[begin GIVEN DATA]

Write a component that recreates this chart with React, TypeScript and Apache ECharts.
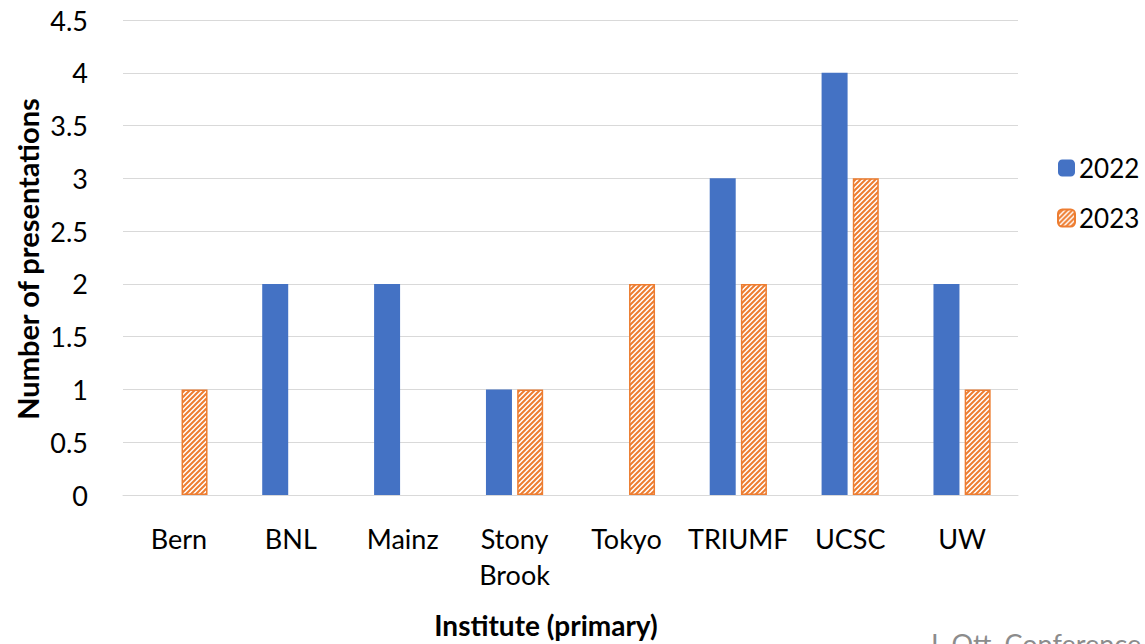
import React, { useEffect, useRef } from "react";
import * as echarts from "echarts";

const categories = ["Bern", "BNL", "Mainz", "Stony\nBrook", "Tokyo", "TRIUMF", "UCSC", "UW"];
const values2022 = [0, 2, 2, 1, 0, 3, 4, 2];
const values2023 = [1, 0, 0, 1, 2, 2, 3, 1];
const seriesNames = ["2022", "2023"];

const FONT = "Lato, 'Open Sans', sans-serif";

function makeHatch(): HTMLCanvasElement {
  const c = document.createElement("canvas");
  const s = 5;
  c.width = s;
  c.height = s;
  const ctx = c.getContext("2d")!;
  ctx.fillStyle = "#ffffff";
  ctx.fillRect(0, 0, s, s);
  ctx.strokeStyle = "#ED7D31";
  ctx.lineWidth = 2;
  ctx.beginPath();
  ctx.moveTo(-1, s + 1);
  ctx.lineTo(s + 1, -1);
  ctx.moveTo(-1, 1);
  ctx.lineTo(1, -1);
  ctx.moveTo(s - 1, s + 1);
  ctx.lineTo(s + 1, s - 1);
  ctx.stroke();
  return c;
}

export default function App() {
  const ref = useRef<HTMLDivElement>(null);
  useEffect(() => {
    const chart = echarts.init(ref.current!, undefined, { renderer: "svg" });
    const hatch = { image: makeHatch(), repeat: "repeat" };
    const toData = (arr: number[]) => arr.map((v) => (v === 0 ? "-" : v));
    chart.setOption({
      animation: false,
      backgroundColor: "#ffffff",
      grid: { left: 123, right: 127, top: 20, bottom: 149 },
      legend: {
        orient: "vertical",
        left: 1052,
        top: 150,
        itemWidth: 17,
        itemHeight: 17,
        itemGap: 24,
        textStyle: { fontFamily: FONT, fontSize: 26, color: "#000", padding: [0, 0, 0, -1] },
        data: seriesNames,
      },
      xAxis: {
        type: "category",
        data: categories,
        axisLine: { lineStyle: { color: "#d9d9d9", width: 1 } },
        axisTick: { show: false },
        axisLabel: {
          fontFamily: FONT,
          fontSize: 27,
          color: "#000",
          margin: 25,
          lineHeight: 36,
          interval: 0,
        },
      },
      yAxis: {
        type: "value",
        min: 0,
        max: 4.5,
        interval: 0.5,
        axisLine: { show: false },
        axisTick: { show: false },
        splitLine: { lineStyle: { color: "#d9d9d9", width: 1 } },
        axisLabel: { fontFamily: FONT, fontSize: 27, color: "#000", margin: 35 },
      },
      series: [
        {
          name: seriesNames[0],
          type: "bar",
          data: toData(values2022),
          barWidth: 26,
          barGap: "20%",
          itemStyle: { color: "#4472C4" },
        },
        {
          name: seriesNames[1],
          type: "bar",
          data: toData(values2023),
          barWidth: 26,
          itemStyle: { color: hatch, borderColor: "#ED7D31", borderWidth: 1.5 },
        },
      ],
      graphic: [
        {
          type: "text",
          x: 27,
          y: 259,
          rotation: Math.PI / 2,
          style: {
            text: "Number of presentations",
            fontFamily: FONT,
            fontSize: 29,
            fontWeight: "bold",
            fill: "#000",
            align: "center",
            verticalAlign: "middle",
          },
        },
        {
          type: "text",
          x: 546,
          y: 625,
          style: {
            text: "Institute (primary)",
            fontFamily: FONT,
            fontSize: 28,
            fontWeight: "bold",
            fill: "#000",
            align: "center",
            verticalAlign: "middle",
          },
        },
        {
          type: "text",
          x: 927,
          y: 630,
          style: {
            text: "J. Ott, Conference",
            fontFamily: FONT,
            fontSize: 27,
            fill: "#8c8c8c",
            align: "left",
            verticalAlign: "top",
          },
        },
      ],
    });
    return () => chart.dispose();
  }, []);
  return (
    <div
      ref={ref}
      style={{ position: "absolute", left: 0, top: 0, width: 1145, height: 644 }}
    />
  );
}
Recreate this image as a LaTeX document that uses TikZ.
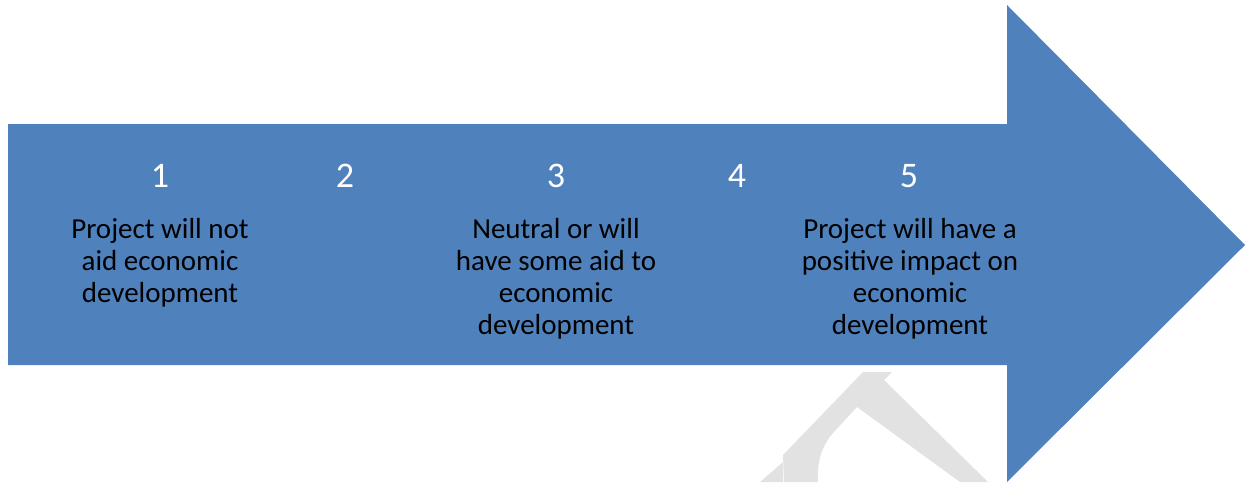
\documentclass[tikz,border=0pt]{standalone}
\usepackage{fontspec}
\setmainfont{Carlito}
\definecolor{arrowblue}{HTML}{4F81BD}
\definecolor{markgray}{HTML}{E2E2E2}
\tikzset{
  stepnum/.style={anchor=base, inner sep=0pt, text=white,
    font=\fontsize{36}{43}\selectfont},
  steptext/.style={anchor=north, inner sep=0pt, align=center, text=black,
    font=\fontsize{29}{32}\selectfont},
}
\begin{document}
\begin{tikzpicture}[x=1pt,y=-1pt]
  \useasboundingbox (0,0) rectangle (1245,482);
  % faint mark in the lower part of the page
  \fill[markgray] (784,482) -- (783,455) -- (863,372) -- (892,372) -- (884,380)
    -- (988,482) -- (960,482) -- (857,407) -- (833,433)
    .. controls (821,447) and (817,462) .. (818,482) -- cycle;
  \fill[markgray] (760,482) -- (783,462) -- (783,482) -- cycle;
  % the block arrow
  \fill[arrowblue] (8,124) -- (1007,124) -- (1007,5) -- (1245,245)
    -- (1007,482) -- (1007,365) -- (8,365) -- cycle;
  % scale numbers
  \node[stepnum] (n1) at (160,187) {1};
  \node[stepnum] (n2) at (345,187) {2};
  \node[stepnum] (n3) at (556,187) {3};
  \node[stepnum] (n4) at (737,187) {4};
  \node[stepnum] (n5) at (909,187) {5};
  % descriptions
  \node[steptext] (t1) at (160,218) {Project will not\\aid economic\\development};
  \node[steptext] (t3) at (556,218) {Neutral or will\\have some aid to\\economic\\development};
  \node[steptext] (t5) at (910,218) {Project will have a\\positive impact on\\economic\\development};
\end{tikzpicture}
\end{document}
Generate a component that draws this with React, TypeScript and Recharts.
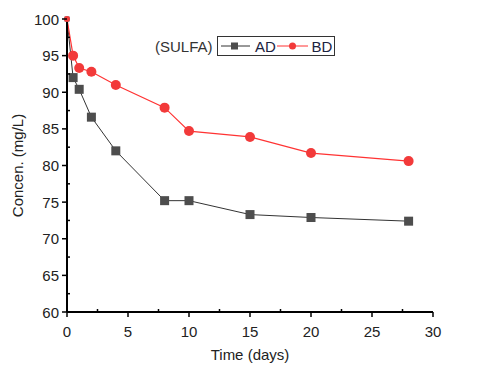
import React from 'react';
import { LineChart, Line, XAxis, YAxis } from 'recharts';

const days = [0, 0.5, 1, 2, 4, 8, 10, 15, 20, 28];
const adValues = [100, 92.0, 90.4, 86.6, 82.0, 75.2, 75.2, 73.3, 72.9, 72.4];
const bdValues = [100, 95.0, 93.3, 92.8, 91.0, 87.9, 84.7, 83.9, 81.7, 80.6];

const xTicks = [0, 2.5, 5, 7.5, 10, 12.5, 15, 17.5, 20, 22.5, 25, 27.5, 30];
const yTicks = [60, 62.5, 65, 67.5, 70, 72.5, 75, 77.5, 80, 82.5, 85, 87.5, 90, 92.5, 95, 97.5, 100];

const FONT = '"Liberation Sans", Arial, sans-serif';
const TEXT = '#222';

const data = days.map((d, i) => ({ day: d, AD: adValues[i], BD: bdValues[i] }));

const XTick = (props: any) => {
  const { x, y, payload } = props;
  const major = payload.value % 5 === 0;
  return (
    <g>
      <line x1={x} x2={x} y1={y} y2={major ? y + 5 : y - 3} stroke="#000" strokeWidth={1.5} />
      {major && (
        <text x={x} y={y + 25} textAnchor="middle" fontSize={15} fontFamily={FONT} fill={TEXT}>
          {payload.value}
        </text>
      )}
    </g>
  );
};

const YTick = (props: any) => {
  const { x, y, payload } = props;
  const major = payload.value % 5 === 0;
  return (
    <g>
      <line x1={x} x2={major ? x - 5 : x + 3} y1={y} y2={y} stroke="#000" strokeWidth={1.5} />
      {major && (
        <text x={x - 8} y={y + 5.5} textAnchor="end" fontSize={15} fontFamily={FONT} fill={TEXT}>
          {payload.value}
        </text>
      )}
    </g>
  );
};

const SquareDot = (p: any) => {
  const s = p.index === 0 ? 5 : 9;
  return <rect key={`ad-${p.index}`} x={p.cx - s / 2} y={p.cy - s / 2} width={s} height={s} fill="#4d4d4d" />;
};

const RoundDot = (p: any) => (
  <circle key={`bd-${p.index}`} cx={p.cx} cy={p.cy} r={p.index === 0 ? 3 : 5} fill="#f23a3a" />
);

function LegendBox() {
  return (
    <svg width={480} height={369} style={{ position: 'absolute', left: 0, top: 0, pointerEvents: 'none' }}>
      <text x={155} y={51.5} fontSize={15} fontFamily={FONT} fill="#333">(SULFA)</text>
      <rect x={217.5} y={36.5} width={117} height={19} fill="#fff" stroke="#333" strokeWidth={1} />
      <line x1={221} x2={250} y1={46} y2={46} stroke="#333" strokeWidth={1} />
      <rect x={231} y={42.5} width={7} height={7} fill="#4d4d4d" />
      <text x={255} y={51.5} fontSize={15} fontFamily={FONT} fill="#1b2340">AD</text>
      <line x1={277} x2={308} y1={46} y2={46} stroke="#ff3333" strokeWidth={1} />
      <circle cx={292.5} cy={46} r={3.5} fill="#f23a3a" />
      <text x={311.5} y={51.5} fontSize={15} fontFamily={FONT} fill="#1b2340">BD</text>
    </svg>
  );
}

export default function App() {
  return (
    <div style={{ position: 'absolute', left: 0, top: 0, width: 480, height: 369, background: '#fff' }}>
      <LineChart width={480} height={369} data={data} margin={{ top: 19, right: 47, bottom: 0, left: 0 }}>
        <XAxis
          dataKey="day"
          type="number"
          domain={[0, 30]}
          ticks={xTicks}
          interval={0}
          height={57}
          tickSize={0}
          tickMargin={0}
          tickLine={false}
          tick={<XTick />}
          axisLine={{ stroke: '#000', strokeWidth: 2 }}
          label={{ value: 'Time (days)', position: 'insideBottom', offset: 9, fontSize: 15, fontFamily: FONT, fill: TEXT }}
        />
        <XAxis
          xAxisId="top"
          orientation="top"
          type="number"
          domain={[0, 30]}
          height={0}
          tick={false}
          tickLine={false}
          axisLine={{ stroke: '#000', strokeWidth: 2 }}
        />
        <YAxis
          type="number"
          domain={[60, 100]}
          ticks={yTicks}
          interval={0}
          width={67}
          tickSize={0}
          tickMargin={0}
          tickLine={false}
          tick={<YTick />}
          axisLine={{ stroke: '#000', strokeWidth: 2 }}
          label={{
            value: 'Concen. (mg/L)',
            angle: -90,
            position: 'insideLeft',
            offset: 18,
            fontSize: 15,
            fontFamily: FONT,
            fill: TEXT,
            style: { textAnchor: 'middle' },
          }}
        />
        <YAxis
          yAxisId="right"
          orientation="right"
          type="number"
          domain={[60, 100]}
          width={0}
          tick={false}
          tickLine={false}
          axisLine={{ stroke: '#000', strokeWidth: 2 }}
        />
        <Line
          dataKey="AD"
          stroke="#333"
          strokeWidth={1}
          dot={SquareDot}
          activeDot={false}
          isAnimationActive={false}
        />
        <Line
          dataKey="BD"
          stroke="#ff3333"
          strokeWidth={1.2}
          dot={RoundDot}
          activeDot={false}
          isAnimationActive={false}
        />
      </LineChart>
      <LegendBox />
    </div>
  );
}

[end GIVEN DATA]

* **PROBLEM STATEMENT**: Starting at the first line of the records above, set down each line exactly through the one that holds "import * as". Omit pictures.

* **EXERCISE ANSWER**:
Write a component that recreates this chart with React, TypeScript and Apache ECharts.
import React, { useEffect, useRef } from "react";
import * as echarts from "echarts";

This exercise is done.